SEC Sues ARG Entities for Investors’ Losses Caused by Computer Error
A significant computer error which quantitative investment player AXA Rosenberg Group (ARG) failed to disclose to investors has cost $217 million in losses to clients, bringing ARG entities responsible for the debacle under scrutiny of the Securities and Exchange Commission.
AXA Rosenberg Group LLC (ARG), AXA Rosenberg Investment Management LLC (ARIM), and Barr Rosenberg Research Center LLC (BRRC) conceded to SEC’s settlement by paying $217 million to investors affected by the computer error, with financial penalty of $25 million. The SEC also orders ARG to hire an independent consultant to review its disclosure policies and recommend better compliance program for its staff and propose procedures for the disclosure and reporting processes for its quantitative investment model.
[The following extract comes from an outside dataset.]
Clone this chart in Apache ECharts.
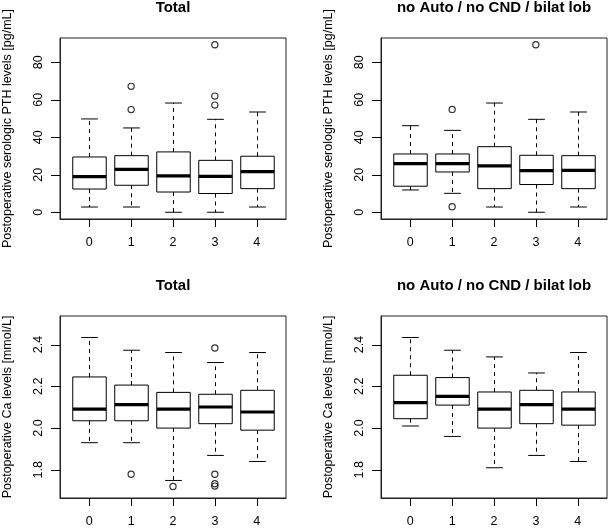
<!DOCTYPE html>
<html>
<head>
<meta charset="utf-8">
<script src="https://cdn.jsdelivr.net/npm/echarts@6/dist/echarts.min.js"></script>
<style>
html,body{margin:0;padding:0;background:#fff;}
#chart{width:609px;height:528px;}
</style>
</head>
<body>
<div id="chart"></div>
<script>
// ---- data ----
const groups = [0, 1, 2, 3, 4];
const xTickLabels = ['0', '1', '2', '3', '4'];
const pthTicks = [0, 20, 40, 60, 80];
const caTicks = [1.8, 2.0, 2.2, 2.4];

// [lower whisker, Q1, median, Q3, upper whisker] per group
const pthTotalStats = [
  [2.8, 12.4, 19.0, 29.5, 49.8],
  [2.8, 14.4, 22.9, 30.2, 45.0],
  [0.0, 10.8, 19.4, 32.2, 58.3],
  [0.0, 10.0, 19.2, 27.7, 49.6],
  [2.8, 12.6, 21.7, 29.9, 53.5]
];
const pthTotalOutliers = [[1, 67.2], [1, 54.8], [3, 89.4], [3, 62.0], [3, 57.2]];

const pthSubStats = [
  [11.9, 13.9, 26.0, 31.1, 46.2],
  [10.1, 21.5, 26.0, 31.1, 43.7],
  [2.8, 12.6, 24.7, 35.0, 58.3],
  [0.0, 14.8, 22.2, 30.4, 49.6],
  [2.8, 12.6, 22.4, 30.2, 53.5]
];
const pthSubOutliers = [[1, 54.9], [1, 3.0], [3, 89.4]];

const caTotalStats = [
  [1.930, 2.035, 2.091, 2.245, 2.434],
  [1.930, 2.035, 2.112, 2.206, 2.373],
  [1.749, 2.000, 2.091, 2.171, 2.362],
  [1.869, 2.021, 2.101, 2.162, 2.314],
  [1.840, 1.990, 2.077, 2.181, 2.362]
];
const caTotalOutliers = [[1, 1.779], [2, 1.720], [3, 2.384], [3, 1.779], [3, 1.733], [3, 1.722]];

const caSubStats = [
  [2.010, 2.045, 2.122, 2.253, 2.434],
  [1.960, 2.110, 2.152, 2.242, 2.373],
  [1.810, 2.000, 2.091, 2.173, 2.341],
  [1.869, 2.021, 2.112, 2.181, 2.264],
  [1.840, 2.014, 2.091, 2.173, 2.362]
];
const caSubOutliers = [];

const titles = ['Total', 'no Auto / no CND / bilat lob', 'Total', 'no Auto / no CND / bilat lob'];
const pthName = 'Postoperative serologic PTH levels [pg/mL]';
const caName = 'Postoperative Ca levels [mmol/L]';

// ---- layout ----
const FONT = '"Liberation Sans", Arial, Helvetica, sans-serif';
const X_MIN = -0.7, X_MAX = 4.7;
const grids = [
  {left: 60, top: 38, width: 226, height: 181},
  {left: 381, top: 38, width: 226, height: 181},
  {left: 60, top: 316, width: 226, height: 182},
  {left: 381, top: 316, width: 226, height: 182}
];
const panels = [
  {stats: pthTotalStats, out: pthTotalOutliers, ticks: pthTicks, name: pthName, min: -3.6, max: 93, dec: 0},
  {stats: pthSubStats, out: pthSubOutliers, ticks: pthTicks, name: pthName, min: -3.6, max: 93, dec: 0},
  {stats: caTotalStats, out: caTotalOutliers, ticks: caTicks, name: caName, min: 1.665, max: 2.537, dec: 1},
  {stats: caSubStats, out: caSubOutliers, ticks: caTicks, name: caName, min: 1.665, max: 2.537, dec: 1}
];

function renderBox(params, api) {
  const x = api.value(0);
  const lo = api.coord([x, api.value(1)]);
  const q1 = api.coord([x, api.value(2)]);
  const med = api.coord([x, api.value(3)]);
  const q3 = api.coord([x, api.value(4)]);
  const hi = api.coord([x, api.value(5)]);
  const bw = api.size([0.8, 0])[0];
  const cw = api.size([0.4, 0])[0];
  const cx = Math.round(med[0]) + 0.5;
  const solid = {stroke: '#000', lineWidth: 1, fill: null};
  const dashed = {stroke: '#000', lineWidth: 1, lineDash: [4, 4], fill: null};
  return {
    type: 'group',
    children: [
      {type: 'line', shape: {x1: cx, y1: q3[1], x2: cx, y2: hi[1]}, style: dashed},
      {type: 'line', shape: {x1: cx, y1: q1[1], x2: cx, y2: lo[1]}, style: dashed},
      {type: 'line', shape: {x1: cx - cw / 2, y1: hi[1], x2: cx + cw / 2, y2: hi[1]}, style: solid},
      {type: 'line', shape: {x1: cx - cw / 2, y1: lo[1], x2: cx + cw / 2, y2: lo[1]}, style: solid},
      {type: 'rect', shape: {x: cx - bw / 2, y: q3[1], width: bw, height: q1[1] - q3[1]},
        style: {stroke: '#000', lineWidth: 1, fill: '#fff'}},
      {type: 'line', shape: {x1: cx - bw / 2, y1: med[1], x2: cx + bw / 2, y2: med[1]},
        style: {stroke: '#000', lineWidth: 3.2, fill: null}}
    ]
  };
}

// outward tick marks placed through the axes' scales (edge = axis extent)
function makeYTick(p) {
  return function (params, api) {
    const pt = api.coord([X_MIN, api.value(1)]);
    const y = Math.round(pt[1]) + 0.5;
    const x0 = Math.round(pt[0]);
    return {type: 'line', shape: {x1: x0 - 9, y1: y, x2: x0, y2: y},
      style: {stroke: '#000', lineWidth: 1, fill: null}};
  };
}
function makeXTick(p) {
  return function (params, api) {
    const pt = api.coord([api.value(0), p.min]);
    const x = Math.round(pt[0]) + 0.5;
    const y0 = Math.round(pt[1]);
    return {type: 'line', shape: {x1: x, y1: y0, x2: x, y2: y0 + 8},
      style: {stroke: '#000', lineWidth: 1, fill: null}};
  };
}

const option = {
  animation: false,
  backgroundColor: '#fff',
  title: titles.map((t, i) => ({
    text: t,
    left: grids[i].left + grids[i].width / 2,
    top: i < 2 ? 0 : 278,
    textAlign: 'center',
    padding: 0,
    textStyle: {fontFamily: FONT, fontSize: 15, fontWeight: 'bold', color: '#000'}
  })),
  grid: grids.map(g => Object.assign({show: true, borderColor: '#222', borderWidth: 1,
    backgroundColor: 'transparent', containLabel: false, outerBoundsMode: 'none'}, g)),
  xAxis: grids.map((g, i) => ({
    type: 'value', gridIndex: i, min: X_MIN, max: X_MAX, position: 'bottom',
    axisLine: {show: true, onZero: false, lineStyle: {color: '#222', width: 1}},
    splitLine: {show: false},
    axisTick: {show: false},
    axisLabel: {show: true, customValues: groups, margin: 17,
      formatter: v => xTickLabels[Math.round(v)],
      fontFamily: FONT, fontSize: 12.5, color: '#000'}
  })),
  yAxis: panels.map((p, i) => ({
    type: 'value', gridIndex: i, min: p.min, max: p.max, position: 'left',
    name: p.name, nameLocation: 'middle', nameGap: 46,
    nameTextStyle: {fontFamily: FONT, fontSize: 12.5, color: '#000'},
    axisLine: {show: true, onZero: false, lineStyle: {color: '#222', width: 1}},
    splitLine: {show: false},
    axisTick: {show: false},
    axisLabel: {show: true, customValues: p.ticks, rotate: 90, margin: 15,
      formatter: v => v.toFixed(p.dec),
      fontFamily: FONT, fontSize: 12.5, color: '#000'}
  })),
  series: []
};

panels.forEach((p, i) => {
  option.series.push({
    type: 'custom', xAxisIndex: i, yAxisIndex: i,
    renderItem: renderBox,
    encode: {x: 0, y: [1, 2, 3, 4, 5]},
    data: groups.map((g, k) => [g].concat(p.stats[k])),
    silent: true
  });
  option.series.push({
    type: 'scatter', xAxisIndex: i, yAxisIndex: i,
    symbol: 'circle', symbolSize: 6.2,
    itemStyle: {color: 'rgba(0,0,0,0)', borderColor: '#000', borderWidth: 1.2},
    data: p.out,
    silent: true
  });
  option.series.push({
    type: 'custom', xAxisIndex: i, yAxisIndex: i, clip: false, z: 10,
    renderItem: makeYTick(p),
    encode: {x: 0, y: 1},
    data: p.ticks.map(v => [groups[0], v]),
    silent: true
  });
  option.series.push({
    type: 'custom', xAxisIndex: i, yAxisIndex: i, clip: false, z: 10,
    renderItem: makeXTick(p),
    encode: {x: 0, y: 1},
    data: groups.map(g => [g, p.ticks[0]]),
    silent: true
  });
});

const chart = echarts.init(document.getElementById('chart'), null, {renderer: 'canvas'});
chart.setOption(option);
</script>
</body>
</html>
The SEC claimed that the senior management at BRRC and ARG found a computer error in the code of its quantitative investment model in June 2009 which broke down one of the key components for risk management. But ARG entities did not disclose the glitch to investors, in addition to its failure to fix the glitch.
ARG was also charged with failing to implement compliance functions among its staff to ensure that the model works properly to manage risk.
ARG serves as a holding company of two California-based investment advisers, BRRC, which developed the quantitative investment model computer code in 2007, and ARIM, which manages client portfolios using the model.
It was until November 2009 that the computer error has been hidden from the knowledge of ARG’s global CEO, who then conducted an internal investigation. In March 2010, ARG reported the problem to the SEC and to the clients in April 15.
Furthermore, the SEC alleged that ARG, BRRC, and ARIM did not tell the investors about the impact of the substandard model to the performance of clients. The SEC attributed the “underpeformance” to market volatility rather than the computer error.